Given a set of regular expressions, is there a simple way to match multiple patterns, and replace the matched text according to the pattern that was matched?
For example, for the following data x
, each element begins with either a number or a letter, and ends with either a number or a letter. Let's call these patterns num_num
(for begins with number, ends with number), num_let
(begins with number, ends with letter), let_num
, and let_let
.
x <- c('123abc', '78fdsaq', 'aq12111', '1p33', '123', 'pzv')
type <- list(
num_let='^\\d.*[[:alpha:]]$',
num_num='^\\d(.*\\d)?$',
let_num='^[[:alpha:]].*\\d$',
let_let='^[[:alpha:]](.*[[:alpha:]])$'
)
To replace each string with the name of the pattern it follows, we could do:
m <- lapply(type, grep, x)
rep(names(type), sapply(m, length))[order(unlist(m))]
## [1] "num_let" "num_let" "let_num" "num_num" "num_num" "let_let"
Is there a more efficient approach?
gsubfn
?
I know that with gsubfn
we can simultaneously replace different matches, e.g.:
library(gsubfn)
gsubfn('.*', list('1p33'='foo', '123abc'='bar'), x)

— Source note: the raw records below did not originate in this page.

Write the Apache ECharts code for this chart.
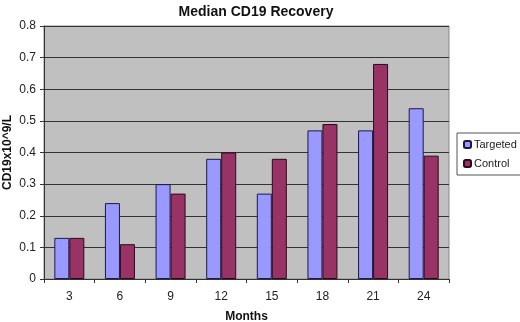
<!DOCTYPE html>
<html>
<head>
<meta charset="utf-8">
<script src="https://cdn.jsdelivr.net/npm/echarts@6/dist/echarts.min.js"></script>
<style>
  html, body { margin: 0; padding: 0; background: #fff; }
  #chart-container { width: 520px; height: 322px; }
</style>
</head>
<body>
<div id="chart-container"></div>
<script>
var months = ['3', '6', '9', '12', '15', '18', '21', '24'];
var targeted = [0.13, 0.24, 0.30, 0.38, 0.27, 0.47, 0.47, 0.54];
var control = [0.13, 0.11, 0.27, 0.40, 0.38, 0.49, 0.68, 0.39];

var myChart = echarts.init(document.getElementById('chart-container'));

var font = 'Liberation Sans, Arial, sans-serif';

var option = {
    animation: false,
    backgroundColor: '#fff',
    textStyle: { fontFamily: font },
    title: {
        text: 'Median CD19 Recovery',
        left: 251,
        textAlign: 'center',
        top: 0,
        textStyle: { fontSize: 14, fontWeight: 'bold', color: '#111', fontFamily: font }
    },
    legend: {
        orient: 'vertical',
        left: 457,
        top: 133,
        itemWidth: 7,
        itemHeight: 7,
        itemGap: 8,
        padding: [6, 8, 6, 6],
        borderColor: '#555',
        borderWidth: 1,
        textStyle: { fontSize: 11, color: '#222', fontFamily: font, padding: [0, 0, 0, -2] },
        data: ['Targeted', 'Control']
    },
    grid: {
        left: 44,
        right: 71,
        top: 26,
        bottom: 43,
        outerBoundsMode: 'none',
        containLabel: false,
        show: true,
        backgroundColor: '#c0c0c0',
        borderColor: '#888',
        borderWidth: 1
    },
    xAxis: {
        type: 'category',
        data: months,
        name: 'Months',
        nameLocation: 'middle',
        nameGap: 32,
        nameMoveOverlap: false,
        nameTextStyle: { fontSize: 12, fontWeight: 'bold', color: '#111' },
        axisLine: { lineStyle: { color: '#333' } },
        axisTick: { show: true, length: 4, lineStyle: { color: '#333' } },
        axisLabel: { fontSize: 12, color: '#222', margin: 12 }
    },
    yAxis: {
        type: 'value',
        min: 0,
        max: 0.8,
        interval: 0.1,
        name: 'CD19x10^9/L',
        nameLocation: 'middle',
        nameGap: 30,
        nameMoveOverlap: false,
        nameTextStyle: { fontSize: 12, fontWeight: 'bold', color: '#111' },
        axisLine: { show: true, lineStyle: { color: '#333' } },
        axisTick: { show: true, length: 4, lineStyle: { color: '#333' } },
        axisLabel: {
            fontSize: 12, color: '#222', margin: 8,
            formatter: function (v) { return v === 0 ? '0' : v.toFixed(1); }
        },
        splitLine: { lineStyle: { color: '#333', width: 1 } }
    },
    series: [
        {
            name: 'Targeted',
            type: 'bar',
            data: targeted,
            barWidth: 15,
            barGap: '0%',
            itemStyle: { color: '#9999ff', borderColor: '#1a1a4a', borderWidth: 1 }
        },
        {
            name: 'Control',
            type: 'bar',
            data: control,
            barWidth: 15,
            itemStyle: { color: '#993366', borderColor: '#2a0a1a', borderWidth: 1 }
        }
    ]
};
myChart.setOption(option);
</script>
</body>
</html>
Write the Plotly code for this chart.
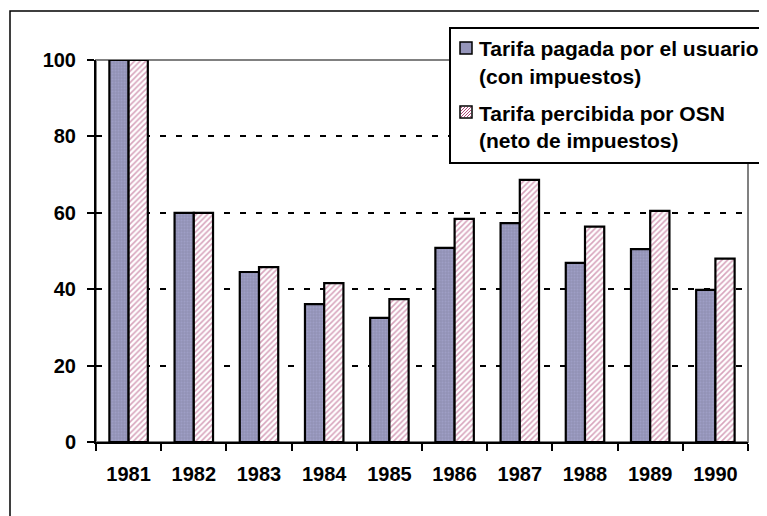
import plotly.graph_objects as go

years = ["1981", "1982", "1983", "1984", "1985", "1986", "1987", "1988", "1989", "1990"]
tarifa_usuario = [100, 60, 44.5, 36.1, 32.5, 50.8, 57.3, 46.9, 50.5, 39.8]
tarifa_osn = [100, 60, 45.8, 41.6, 37.4, 58.4, 68.6, 56.4, 60.5, 48.0]
y_ticks = [0, 20, 40, 60, 80, 100]
legend_lines = [
    "Tarifa pagada por el usuario",
    "(con impuestos)",
    "Tarifa percibida por OSN",
    "(neto de impuestos)",
]

W, H = 767, 516
OFF = 8  # page body margin
L, R, T, B = 88, 27, 52, 82
PW, PH = W - L - R, H - T - B
FONT = "Liberation Sans, Arial, sans-serif"


# convert screen pixel positions to paper coords
def px_x(x):
    return (x - OFF - L) / PW


def px_y(y):
    return (H - B - (y - OFF)) / PH


fig = go.Figure()
fig.add_trace(go.Bar(
    x=years, y=tarifa_usuario, name=legend_lines[0],
    marker=dict(color="#9595ba", line=dict(color="black", width=2.2),
                pattern=dict(shape=".", fgcolor="#a9a9d6", bgcolor="#9393b6", size=3, solidity=0.3)),
))
fig.add_trace(go.Bar(
    x=years, y=tarifa_osn, name=legend_lines[2],
    marker=dict(color="white", line=dict(color="black", width=2.2),
                pattern=dict(shape="/", fgcolor="#b04a7a", bgcolor="white", size=4, solidity=0.4)),
))

shapes = [
    # plot area border (grey, top/right visible)
    dict(type="rect", xref="paper", yref="paper", x0=0, x1=1, y0=0, y1=1,
         line=dict(color="#808080", width=2), layer="between"),
    # outer chart frame
    dict(type="rect", xref="paper", yref="paper", x0=px_x(10), x1=px_x(790),
         y0=px_y(540), y1=px_y(11), line=dict(color="black", width=1.5)),
    # legend box
    dict(type="rect", xref="paper", yref="paper", x0=px_x(450), x1=px_x(790),
         y0=px_y(163), y1=px_y(28), line=dict(color="black", width=2), fillcolor="white"),
    # legend swatch 1
    dict(type="rect", xref="paper", yref="paper", x0=px_x(460), x1=px_x(472),
         y0=px_y(54), y1=px_y(42), line=dict(color="black", width=1.5), fillcolor="#9595ba"),
    # legend swatch 2
    dict(type="rect", xref="paper", yref="paper", x0=px_x(460), x1=px_x(472),
         y0=px_y(118), y1=px_y(106), line=dict(color="black", width=1.5), fillcolor="white"),
]

# hatch inside swatch 2
sx0, sx1, sy0, sy1 = 461, 471, 107, 117
hatch = ""
for k in range(-9, 10, 3):
    xa, ya = sx0 + max(0, k), sy1 - max(0, -k)
    xb, yb = sx1 - max(0, -k), sy0 + max(0, k)
    if xa < xb:
        hatch += f"M{px_x(xa)},{px_y(ya)} L{px_x(xb)},{px_y(yb)} "
shapes.append(dict(type="path", xref="paper", yref="paper", path=hatch,
                   line=dict(color="#b04a7a", width=1)))

line_y = [49, 76, 113, 140]
annotations = [
    dict(text=f"<b>{txt}</b>", xref="paper", yref="paper", x=px_x(477), y=px_y(yy),
         xanchor="left", yanchor="middle", showarrow=False,
         font=dict(family=FONT, size=21, color="black"))
    for txt, yy in zip(legend_lines, line_y)
]

fig.update_layout(
    width=W, height=H,
    margin=dict(l=L, r=R, t=T, b=B),
    paper_bgcolor="white", plot_bgcolor="white",
    barmode="group", bargap=0.41, bargroupgap=0,
    showlegend=False,
    font=dict(family=FONT, size=20, color="black"),
    shapes=shapes,
    annotations=annotations,
    xaxis=dict(
        showline=True, linecolor="black", linewidth=2,
        ticks="outside", ticklen=7, tickwidth=2, tickcolor="black",
        tickson="boundaries", showgrid=False,
        tickfont=dict(family=FONT, size=20, weight="bold"),
        ticklabelstandoff=13,
    ),
    yaxis=dict(
        range=[0, 100], tickvals=y_ticks,
        showline=True, linecolor="black", linewidth=2,
        ticks="outside", ticklen=7, tickwidth=2, tickcolor="black",
        showgrid=True, gridcolor="black", gridwidth=2, griddash="6px,10px",
        zeroline=False,
        tickfont=dict(family=FONT, size=20, weight="bold"),
        ticklabelstandoff=7,
    ),
)

fig.write_html("out.html")
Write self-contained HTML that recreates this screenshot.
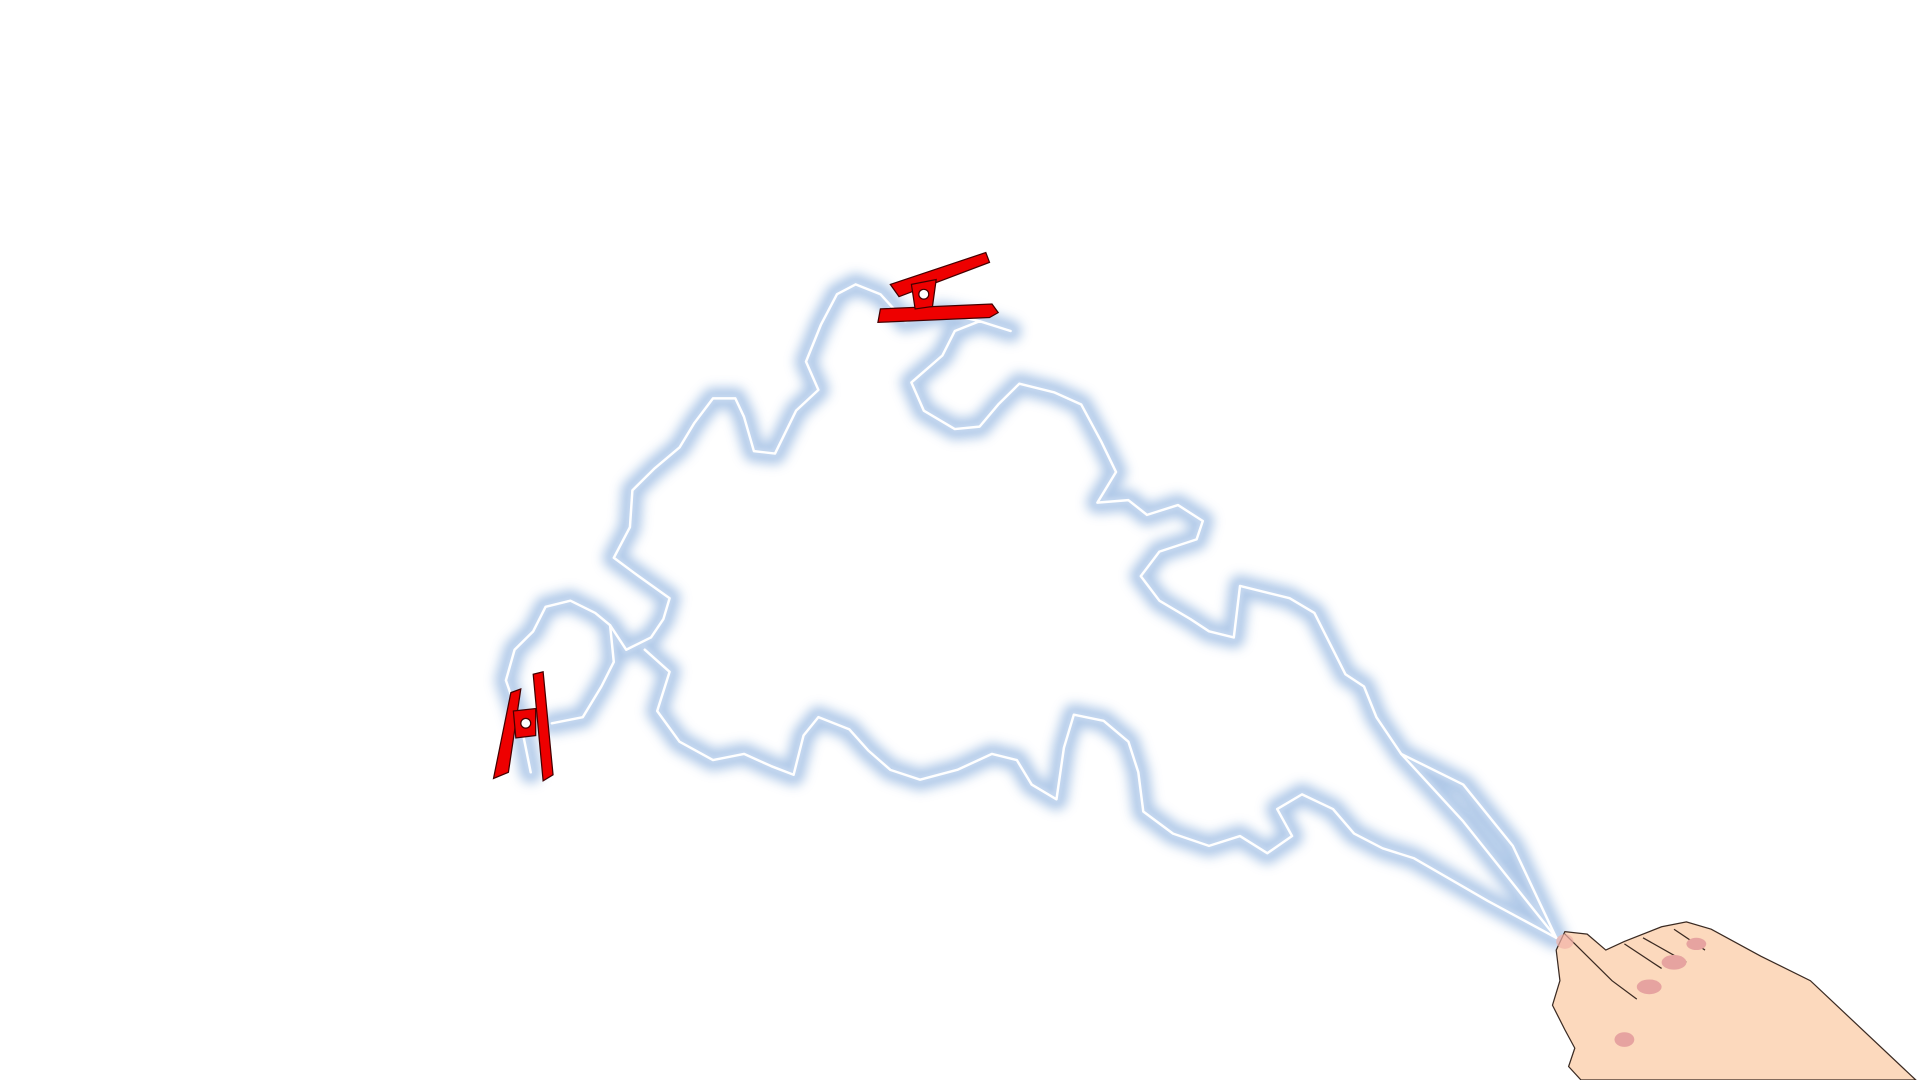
<!DOCTYPE html>
<html><head><meta charset="utf-8"><style>
html,body{margin:0;padding:0;background:#fff;width:1922px;height:1080px;overflow:hidden}
svg{display:block}
</style></head><body>
<svg width="1922" height="1080" viewBox="0 0 1550 881" preserveAspectRatio="none">
<defs>
<filter id="b" x="-10%" y="-10%" width="120%" height="120%"><feGaussianBlur stdDeviation="4.5"/></filter>
<filter id="b2" x="-10%" y="-10%" width="120%" height="120%"><feGaussianBlur stdDeviation="1.5"/></filter>
</defs>
<g fill="none" stroke-linejoin="round" stroke-linecap="round">
<g id="ropepaths">
<path d="M1255,765 L1180,670 L1130,615 L1110,585 L1100,560 L1085,550 L1070,520 L1060,500 L1040,488 L1000,478 L995,520 L975,515 L960,505 L935,490 L920,470 L935,450 L965,440 L970,425 L950,412 L925,420 L910,408 L885,410 L900,385 L888,360 L872,330 L850,320 L822,313 L805,330 L790,348 L770,350 L745,335 L735,312 L760,290 L770,270 L790,262 L815,270 M790,262 L760,255 L730,262 L710,240 L690,232 L675,240 L662,265 L650,295 L660,318 L642,335 L625,370 L608,368 L600,340 L593,325 L575,325 L560,345 L548,365 L528,382 L510,400 L508,430 L495,455 L515,470 L540,488 L535,505 L525,520 L505,530 L492,510 L480,500 L460,490 L440,495 L430,515 L415,530 L408,555 L420,590 L428,630"/>
<path d="M492,510 L495,540 L485,560 L470,585 L445,590 M520,530 L540,548 L530,580 L548,605 L575,620 L600,615 L622,625 L640,632 L648,600 L660,585 L685,595 L700,612 L718,628 L742,636 L772,628 L800,615 L820,620 L832,640 L852,652 L858,610 L866,583 L890,588 L910,605 L918,630 L922,662 L946,680 L975,690 L1000,682 L1022,696 L1042,682 L1030,660 L1050,648 L1075,660 L1092,680 L1115,692 L1140,700 L1200,735 L1255,765"/>
<path d="M1130,615 L1180,640 L1220,690 L1255,765"/>
</g>
<use href="#ropepaths" stroke="#a9c4e6" stroke-width="18" filter="url(#b)" opacity="0.9"/>
<use href="#ropepaths" stroke="#c4d7ef" stroke-width="7" filter="url(#b2)"/>
<use href="#ropepaths" stroke="#ffffff" stroke-width="2"/>
</g>
<g fill="#e00" stroke="#400" stroke-width="1">
<polygon points="718,232 795,206 798,214 725,242"/>
<polygon points="710,252 800,248 805,255 798,259 708,263"/>
<polygon points="735,232 755,228 752,250 738,252"/>
<circle cx="745" cy="240" r="4" fill="#fff"/>
</g>
<g fill="#e00" stroke="#400" stroke-width="1">
<polygon points="430,550 438,548 446,632 438,637"/>
<polygon points="412,565 420,562 410,630 398,635"/>
<polygon points="414,580 432,578 432,600 416,602"/>
<circle cx="424" cy="590" r="4" fill="#fff"/>
</g>
<g stroke="#3a2a22" stroke-width="1">
<path d="M1545,881 L1460,800 L1420,780 L1380,758 L1360,752 L1340,756 L1310,768 L1295,775 L1280,762 L1262,760 L1255,775 L1258,800 L1252,820 L1262,840 L1270,855 L1265,870 L1275,881 Z" fill="#fcd9bd"/>
<path d="M1262,762 L1300,800 L1320,815" fill="none"/>
<path d="M1310,770 L1340,790 M1325,765 L1360,785 M1350,758 L1375,775" fill="none"/>
<ellipse cx="1330" cy="805" rx="10" ry="6" fill="#e6a3a0" stroke="none"/>
<ellipse cx="1350" cy="785" rx="10" ry="6" fill="#e6a3a0" stroke="none"/>
<ellipse cx="1368" cy="770" rx="8" ry="5" fill="#e6a3a0" stroke="none"/>
<ellipse cx="1310" cy="848" rx="8" ry="6" fill="#e6a3a0" stroke="none"/>
<ellipse cx="1262" cy="768" rx="7" ry="6" fill="#f2b2a8" stroke="none" opacity="0.7"/>
</g>
</svg>
</body></html>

## [1] "bar" "78fdsaq" "aq12111" "foo" "123" "pzv"
but I'm not sure whether the replacements can be made dependent on the pattern that was matched rather than on the match itself.
stringr
?
str_replace_all
doesn't play nicely with this example, since matches are replaced for patterns iteratively, and we end up with everything being overwritten with let_let
:
library(stringr)
str_replace_all(x, setNames(names(type), unlist(type)))
## [1] "let_let" "let_let" "let_let" "let_let" "let_let" "let_let"
Reordering type
so the pattern corresponding to let_let
appears first solves the problem, but needing to do this makes me nervous.
type2 <- rev(type)
str_replace_all(x, setNames(names(type2), unlist(type2)))
## [1] "num_let" "num_let" "let_num" "num_num" "num_num" "let_let"